A Moscow deputy has called for President Vladimir Putin to block a prominent homeless NGO from opening a shelter in Russia’s capital, warning of the organization’s foreign backing and the spread of diseases.
The Nochlezhka homeless charity, founded in St. Petersburg in 1990, has faced strident criticism from Muscovites opposed to its plans to open a project in the Russian capital, where stigma against the homeless is high. Experts estimate that Moscow has an estimated 50,000-100,000 homeless people.

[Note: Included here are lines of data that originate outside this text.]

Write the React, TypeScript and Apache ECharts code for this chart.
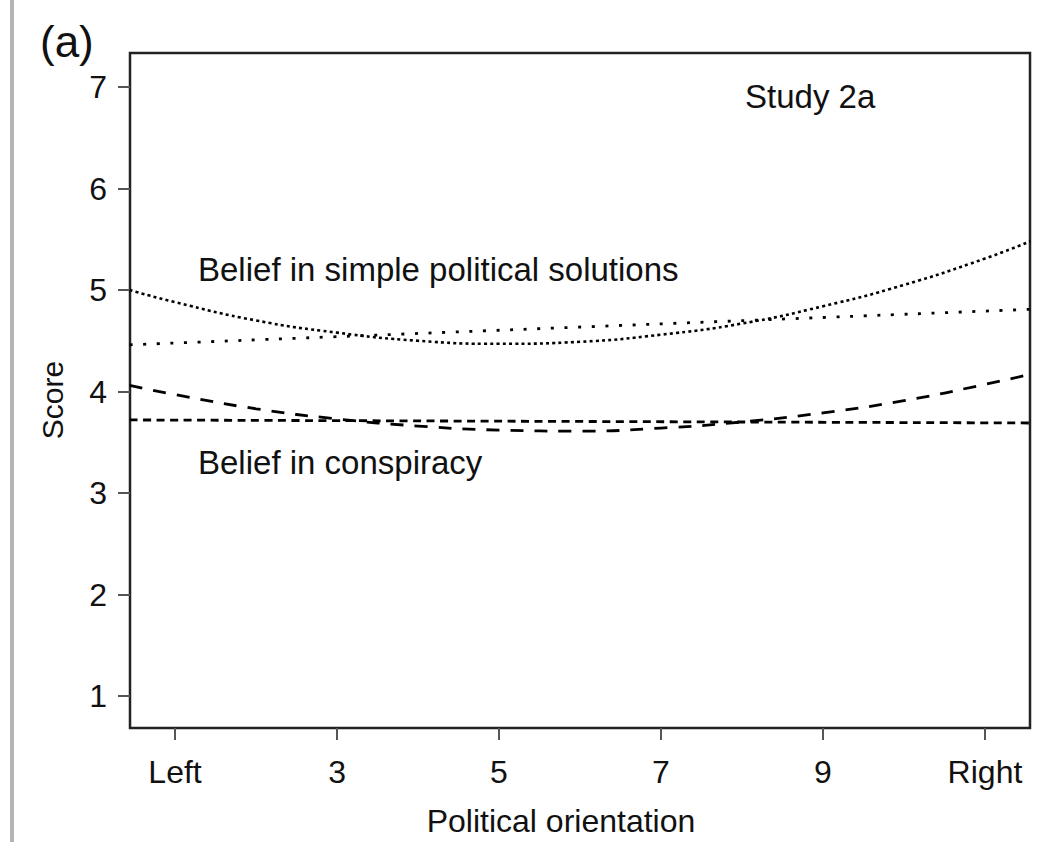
import React, { useEffect, useRef } from "react";
import * as echarts from "echarts";

// Political orientation (1 = Left, 11 = Right)
const xPoints = [0.44, 1, 2, 3, 4, 5, 6, 7, 8, 9, 10, 11, 11.56];
// Belief in simple political solutions (quadratic fit)
const simpleQuad = [5.0, 4.88, 4.7, 4.58, 4.5, 4.47, 4.49, 4.56, 4.67, 4.84, 5.05, 5.31, 5.48];
// Belief in simple political solutions (linear fit)
const simpleLinX = [0.44, 11.56];
const simpleLin = [4.46, 4.81];
// Belief in conspiracy (quadratic fit)
const conspQuad = [4.06, 3.97, 3.83, 3.73, 3.66, 3.62, 3.61, 3.64, 3.7, 3.79, 3.91, 4.07, 4.17];
// Belief in conspiracy (linear fit)
const conspLinX = [0.44, 11.56];
const conspLin = [3.72, 3.69];

const xTicks = [1, 3, 5, 7, 9, 11];
const xTickLabels: Record<number, string> = { 1: "Left", 3: "3", 5: "5", 7: "7", 9: "9", 11: "Right" };
const yTicks = [1, 2, 3, 4, 5, 6, 7];

const FONT = "'Liberation Sans', Arial, Helvetica, sans-serif";
const INK = "#111111";

function zip(xs: number[], ys: number[]) {
  return xs.map((x, i) => [x, ys[i]]);
}

export default function App() {
  const ref = useRef<HTMLDivElement>(null);

  useEffect(() => {
    document.body.style.margin = "0";
    if (!ref.current) return;
    const chart = echarts.init(ref.current, null, { renderer: "svg" });
    const lineSeries = (data: number[][], type: any, width: number) => ({
      type: "line",
      data,
      showSymbol: false,
      smooth: true,
      silent: true,
      lineStyle: { color: "#000", width, type, cap: "butt" },
    });
    const annot = (text: string, x: number, y: number, extra: any = {}) => ({
      type: "text",
      x,
      y,
      silent: true,
      style: {
        text,
        fontSize: 33,
        fontFamily: FONT,
        fill: INK,
        verticalAlign: "middle",
        ...extra,
      },
    });
    chart.setOption({
      animation: false,
      backgroundColor: "#ffffff",
      grid: {
        left: 130,
        top: 53,
        right: 9,
        bottom: 114,
        show: true,
        borderColor: "#222",
        borderWidth: 2.5,
        backgroundColor: "transparent",
      },
      xAxis: {
        type: "value",
        min: 0.444,
        max: 11.556,
        axisLine: { show: false },
        splitLine: { show: false },
        axisTick: {
          show: true,
          customValues: xTicks,
          length: 12,
          lineStyle: { color: "#555", width: 2 },
        },
        axisLabel: {
          customValues: xTicks,
          margin: 28,
          color: INK,
          fontSize: 32,
          fontFamily: FONT,
          formatter: (v: number) => xTickLabels[Math.round(v)] ?? String(v),
        },
      },
      yAxis: {
        type: "value",
        min: 0.685,
        max: 7.335,
        axisLine: { show: false },
        splitLine: { show: false },
        axisTick: {
          show: true,
          customValues: yTicks,
          length: 12,
          lineStyle: { color: "#555", width: 2 },
        },
        axisLabel: {
          customValues: yTicks,
          margin: 23,
          color: INK,
          fontSize: 32,
          fontFamily: FONT,
          formatter: (v: number) => String(Math.round(v)),
        },
      },
      series: [
        lineSeries(zip(xPoints, simpleQuad), [3, 3.2], 2.6),
        lineSeries(zip(simpleLinX, simpleLin), [3, 10.6], 2.8),
        lineSeries(zip(xPoints, conspQuad), [13, 11], 2.8),
        lineSeries(zip(conspLinX, conspLin), [8, 5.5], 2.8),
      ],
      graphic: [
        {
          type: "line",
          silent: true,
          shape: { x1: 12, y1: 0, x2: 12, y2: 842 },
          style: { stroke: "#b4b4b4", lineWidth: 4 },
        },
        {
          type: "text",
          left: 40,
          top: 19,
          silent: true,
          style: { text: "(a)", fontSize: 44, fontFamily: FONT, fill: INK },
        },
        annot("Belief in simple political solutions", 198, 269),
        annot("Belief in conspiracy", 198, 462),
        annot("Study 2a", 745, 96),
        annot("Political orientation", 561, 821, { align: "center", fontSize: 32 }),
        {
          type: "text",
          x: 52,
          y: 400,
          rotation: Math.PI / 2,
          silent: true,
          style: {
            text: "Score",
            fontSize: 30,
            fontFamily: FONT,
            fill: INK,
            align: "center",
            verticalAlign: "middle",
          },
        },
      ],
    });
    return () => chart.dispose();
  }, []);

  return <div ref={ref} style={{ width: 1039, height: 842 }} />;
}
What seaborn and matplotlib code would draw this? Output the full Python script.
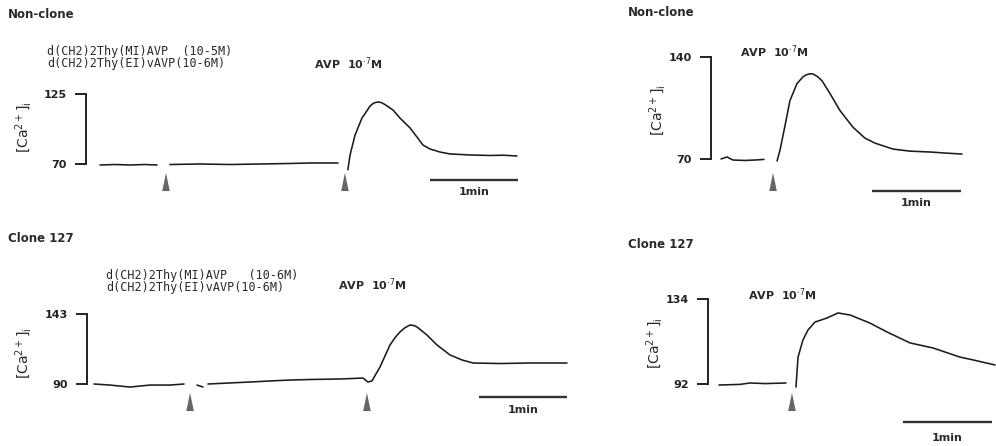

“The residents of the Begovaya district are categorically against the opening of a shelter and center for social help in our neighborhood, as it will worsen our living conditions and violate our legal rights and interests,” Moscow municipal deputy Zoya Andrianova wrote in a letter addressed to the Russian president last week, a screenshot of which she posted on Facebook.
Nochlezhka has denied the allegations directed against it by Andrianova and said it has not received any requests for information from the authorities since the letter was sent.
“We are a charity that helps homeless people and we don’t participate in any political activities, so we do not fall under the foreign agent law,” Nochlezhka’s spokesperson Ekaterina Cheremisina told The Moscow Times by phone.
“If we are asked for additional information, we will respond,” she said.
In the letter, Andrianova warned that Nochlezhka’s shelter would lead to an influx of homeless people suffering from alcoholism as well as “infectious and parasitic diseases” in a district that is only five kilometers away from the Kremlin.
She asked the president to order an investigation into Nochlezhka’s possible non-compliance with Russia’s “foreign agent” law — which forces Russian NGOs that receive financing from abroad to register as foreign agents and undergo additional inspections.
Andrianova accused Nochlezhka of receiving foreign financing while “having an active interest in politics” by advocating for the establishment of voting booths for Russian citizens who do not have registration.
Dozens of Russian NGOs have been fined or shut down under the foreign agent law after complaints from pro-Kremlin activists. They have included NGOs that helped diabetic patients, indigenous groups and prisoners.
Cheremisina said Nochlezhka remains undeterred in its plans to open a 20-person homeless shelter and social help center in Moscow’s Begovaya district, with a scheduled opening for March of next year.
The NGO is hosting a charity concert in Moscow on Monday evening featuring popular young artists to raise funds for the project.